*Set problem*
Leave out the pictures and repeat the data exactly.
*** Stored data ***
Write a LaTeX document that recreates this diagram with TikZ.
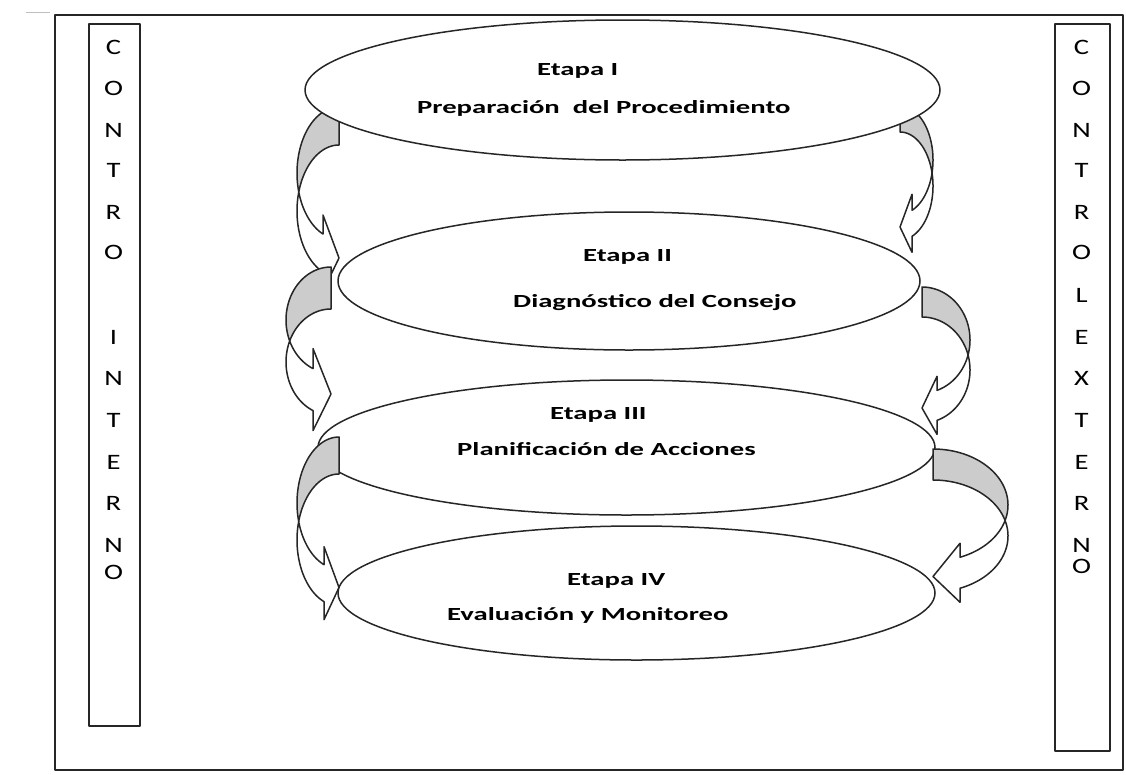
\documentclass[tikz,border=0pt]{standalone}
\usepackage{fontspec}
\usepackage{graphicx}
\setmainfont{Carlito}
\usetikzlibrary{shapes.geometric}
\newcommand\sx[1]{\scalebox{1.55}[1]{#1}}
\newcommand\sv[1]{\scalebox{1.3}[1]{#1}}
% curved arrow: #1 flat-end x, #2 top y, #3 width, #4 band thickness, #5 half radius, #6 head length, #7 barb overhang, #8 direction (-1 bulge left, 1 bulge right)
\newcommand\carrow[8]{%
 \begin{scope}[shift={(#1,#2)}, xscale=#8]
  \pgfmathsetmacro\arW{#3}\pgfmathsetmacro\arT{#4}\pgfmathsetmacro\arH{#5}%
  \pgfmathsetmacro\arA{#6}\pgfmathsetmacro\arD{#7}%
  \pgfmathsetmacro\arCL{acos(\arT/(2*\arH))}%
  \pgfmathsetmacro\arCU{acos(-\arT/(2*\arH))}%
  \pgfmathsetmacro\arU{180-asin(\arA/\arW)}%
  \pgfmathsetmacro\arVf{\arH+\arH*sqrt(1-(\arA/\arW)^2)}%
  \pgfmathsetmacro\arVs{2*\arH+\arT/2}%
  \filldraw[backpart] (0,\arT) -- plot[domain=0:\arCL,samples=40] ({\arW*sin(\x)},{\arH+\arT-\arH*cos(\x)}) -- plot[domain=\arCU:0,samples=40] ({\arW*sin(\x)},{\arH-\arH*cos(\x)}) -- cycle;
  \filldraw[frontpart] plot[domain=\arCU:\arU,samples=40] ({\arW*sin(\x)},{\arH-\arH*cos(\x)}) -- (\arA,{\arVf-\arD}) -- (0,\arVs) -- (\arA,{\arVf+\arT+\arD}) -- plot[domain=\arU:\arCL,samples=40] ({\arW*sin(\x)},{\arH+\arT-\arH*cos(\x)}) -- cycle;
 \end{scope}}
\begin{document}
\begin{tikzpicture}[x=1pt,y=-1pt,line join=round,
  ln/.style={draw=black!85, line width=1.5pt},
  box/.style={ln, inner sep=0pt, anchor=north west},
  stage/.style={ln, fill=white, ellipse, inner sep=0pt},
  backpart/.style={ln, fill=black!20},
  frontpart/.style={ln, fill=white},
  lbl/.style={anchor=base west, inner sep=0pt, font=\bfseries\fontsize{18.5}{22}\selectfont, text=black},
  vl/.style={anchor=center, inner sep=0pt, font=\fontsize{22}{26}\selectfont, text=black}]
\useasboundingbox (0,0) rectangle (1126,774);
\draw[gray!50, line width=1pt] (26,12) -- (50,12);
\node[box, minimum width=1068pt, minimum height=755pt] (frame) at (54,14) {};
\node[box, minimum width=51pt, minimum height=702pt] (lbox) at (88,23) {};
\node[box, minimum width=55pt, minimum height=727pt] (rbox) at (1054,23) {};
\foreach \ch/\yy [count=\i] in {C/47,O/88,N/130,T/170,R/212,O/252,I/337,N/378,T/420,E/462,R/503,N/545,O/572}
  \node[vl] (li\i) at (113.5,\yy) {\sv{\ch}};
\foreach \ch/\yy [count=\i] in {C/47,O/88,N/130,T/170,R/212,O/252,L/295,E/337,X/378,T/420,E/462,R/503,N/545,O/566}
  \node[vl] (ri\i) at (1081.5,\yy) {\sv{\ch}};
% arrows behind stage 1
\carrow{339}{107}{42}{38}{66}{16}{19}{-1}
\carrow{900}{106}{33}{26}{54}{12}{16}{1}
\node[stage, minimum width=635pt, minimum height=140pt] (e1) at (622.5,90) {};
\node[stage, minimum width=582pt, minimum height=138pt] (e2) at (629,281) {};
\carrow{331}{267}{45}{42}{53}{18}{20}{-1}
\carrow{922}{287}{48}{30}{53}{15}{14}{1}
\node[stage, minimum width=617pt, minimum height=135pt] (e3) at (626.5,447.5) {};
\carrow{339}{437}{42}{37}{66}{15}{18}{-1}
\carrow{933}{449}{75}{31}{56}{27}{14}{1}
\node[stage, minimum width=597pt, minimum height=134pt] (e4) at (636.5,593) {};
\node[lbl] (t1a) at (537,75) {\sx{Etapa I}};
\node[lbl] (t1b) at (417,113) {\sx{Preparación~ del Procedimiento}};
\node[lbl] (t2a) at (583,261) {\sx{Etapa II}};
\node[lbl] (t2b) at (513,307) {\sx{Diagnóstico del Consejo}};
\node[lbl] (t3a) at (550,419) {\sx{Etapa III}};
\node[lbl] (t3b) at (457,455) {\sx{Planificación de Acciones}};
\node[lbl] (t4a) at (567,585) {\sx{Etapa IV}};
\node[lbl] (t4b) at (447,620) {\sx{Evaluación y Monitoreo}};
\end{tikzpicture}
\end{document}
***
*Reply to the exercise*
Write a LaTeX document that recreates this diagram with TikZ.
\documentclass[tikz,border=0pt]{standalone}
\usepackage{fontspec}
\usepackage{graphicx}
\setmainfont{Carlito}
\usetikzlibrary{shapes.geometric}
\newcommand\sx[1]{\scalebox{1.55}[1]{#1}}
\newcommand\sv[1]{\scalebox{1.3}[1]{#1}}
% curved arrow: #1 flat-end x, #2 top y, #3 width, #4 band thickness, #5 half radius, #6 head length, #7 barb overhang, #8 direction (-1 bulge left, 1 bulge right)
\newcommand\carrow[8]{%
 \begin{scope}[shift={(#1,#2)}, xscale=#8]
  \pgfmathsetmacro\arW{#3}\pgfmathsetmacro\arT{#4}\pgfmathsetmacro\arH{#5}%
  \pgfmathsetmacro\arA{#6}\pgfmathsetmacro\arD{#7}%
  \pgfmathsetmacro\arCL{acos(\arT/(2*\arH))}%
  \pgfmathsetmacro\arCU{acos(-\arT/(2*\arH))}%
  \pgfmathsetmacro\arU{180-asin(\arA/\arW)}%
  \pgfmathsetmacro\arVf{\arH+\arH*sqrt(1-(\arA/\arW)^2)}%
  \pgfmathsetmacro\arVs{2*\arH+\arT/2}%
  \filldraw[backpart] (0,\arT) -- plot[domain=0:\arCL,samples=40] ({\arW*sin(\x)},{\arH+\arT-\arH*cos(\x)}) -- plot[domain=\arCU:0,samples=40] ({\arW*sin(\x)},{\arH-\arH*cos(\x)}) -- cycle;
  \filldraw[frontpart] plot[domain=\arCU:\arU,samples=40] ({\arW*sin(\x)},{\arH-\arH*cos(\x)}) -- (\arA,{\arVf-\arD}) -- (0,\arVs) -- (\arA,{\arVf+\arT+\arD}) -- plot[domain=\arU:\arCL,samples=40] ({\arW*sin(\x)},{\arH+\arT-\arH*cos(\x)}) -- cycle;
 \end{scope}}
\begin{document}
\begin{tikzpicture}[x=1pt,y=-1pt,line join=round,
  ln/.style={draw=black!85, line width=1.5pt},
  box/.style={ln, inner sep=0pt, anchor=north west},
  stage/.style={ln, fill=white, ellipse, inner sep=0pt},
  backpart/.style={ln, fill=black!20},
  frontpart/.style={ln, fill=white},
  lbl/.style={anchor=base west, inner sep=0pt, font=\bfseries\fontsize{18.5}{22}\selectfont, text=black},
  vl/.style={anchor=center, inner sep=0pt, font=\fontsize{22}{26}\selectfont, text=black}]
\useasboundingbox (0,0) rectangle (1126,774);
\draw[gray!50, line width=1pt] (26,12) -- (50,12);
\node[box, minimum width=1068pt, minimum height=755pt] (frame) at (54,14) {};
\node[box, minimum width=51pt, minimum height=702pt] (lbox) at (88,23) {};
\node[box, minimum width=55pt, minimum height=727pt] (rbox) at (1054,23) {};
\foreach \ch/\yy [count=\i] in {C/47,O/88,N/130,T/170,R/212,O/252,I/337,N/378,T/420,E/462,R/503,N/545,O/572}
  \node[vl] (li\i) at (113.5,\yy) {\sv{\ch}};
\foreach \ch/\yy [count=\i] in {C/47,O/88,N/130,T/170,R/212,O/252,L/295,E/337,X/378,T/420,E/462,R/503,N/545,O/566}
  \node[vl] (ri\i) at (1081.5,\yy) {\sv{\ch}};
% arrows behind stage 1
\carrow{339}{107}{42}{38}{66}{16}{19}{-1}
\carrow{900}{106}{33}{26}{54}{12}{16}{1}
\node[stage, minimum width=635pt, minimum height=140pt] (e1) at (622.5,90) {};
\node[stage, minimum width=582pt, minimum height=138pt] (e2) at (629,281) {};
\carrow{331}{267}{45}{42}{53}{18}{20}{-1}
\carrow{922}{287}{48}{30}{53}{15}{14}{1}
\node[stage, minimum width=617pt, minimum height=135pt] (e3) at (626.5,447.5) {};
\carrow{339}{437}{42}{37}{66}{15}{18}{-1}
\carrow{933}{449}{75}{31}{56}{27}{14}{1}
\node[stage, minimum width=597pt, minimum height=134pt] (e4) at (636.5,593) {};
\node[lbl] (t1a) at (537,75) {\sx{Etapa I}};
\node[lbl] (t1b) at (417,113) {\sx{Preparación~ del Procedimiento}};
\node[lbl] (t2a) at (583,261) {\sx{Etapa II}};
\node[lbl] (t2b) at (513,307) {\sx{Diagnóstico del Consejo}};
\node[lbl] (t3a) at (550,419) {\sx{Etapa III}};
\node[lbl] (t3b) at (457,455) {\sx{Planificación de Acciones}};
\node[lbl] (t4a) at (567,585) {\sx{Etapa IV}};
\node[lbl] (t4b) at (447,620) {\sx{Evaluación y Monitoreo}};
\end{tikzpicture}
\end{document}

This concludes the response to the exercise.